After researching the properties of biodiesel, Cerio says he got stuck on the cold flow issues, but it didn’t deter him from submitting a grant proposal to blend biodiesel with the heating oil for some of his buildings. “I said to myself, ‘this would be a great blending stock for a No. 6 oil or a No. 4 oil,’ because I knew they were both very polluting and I knew those systems heated their oil year-round to get it to flow.” For Cerio, blending No. 6 oil with biodiesel was a no-brainer, and the state of Rhode Island seemed to agree, giving him enough funding to run biodiesel-blended heating oil in some of his school’s buildings starting in 2001.

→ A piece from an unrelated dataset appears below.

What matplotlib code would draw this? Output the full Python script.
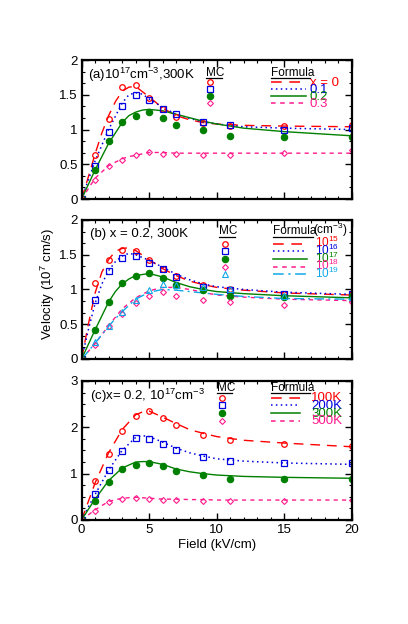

As Cerio’s grant read, he would run three different blends in three different buildings, and compare them to a control. “My plan was to do it scientifically, I know very little about this,” he says. “I wanted to prove that it was what they said it was. I wasn’t going to just buy a bunch of biodiesel, throw it in a tank and burn it.” After word got out of Cerio’s intentions, he wouldn’t have to do it alone. Paul Nazzaro, Advanced Fuel Solutions president and the National Biodiesel Board’s petroleum liaison, picked up on what Cerio was doing and the two met at Cerio’s office. Nazzaro not only agreed with Cerio’s plans, but he also told Cerio that if he recorded every step along the way, Nazzaro could get him matching funds from the National Renewable Energy Laboratory. With the help of NREL’s Shane K. Tyson, Cerio got a matching grant and help in designing the protocol of how he would operate the blending efforts.


In spring 2001, following the heating season, Cerio and his maintenance crew took a complete inventory of all the heating equipment that would be involved and contacted the pertinent equipment manufacturers to explain what they were going to do during the upcoming heating season. They also tuned up the oilheat systems, he says, and photographed everything. In September, they began running B10, B15 and B20 at three different schools with an administration building running on straight heating oil as a control. “We did that for an entire year,” Cerio says, “and then I received a second grant to continue it for an additional year, and to also run biodiesel in our school buses.”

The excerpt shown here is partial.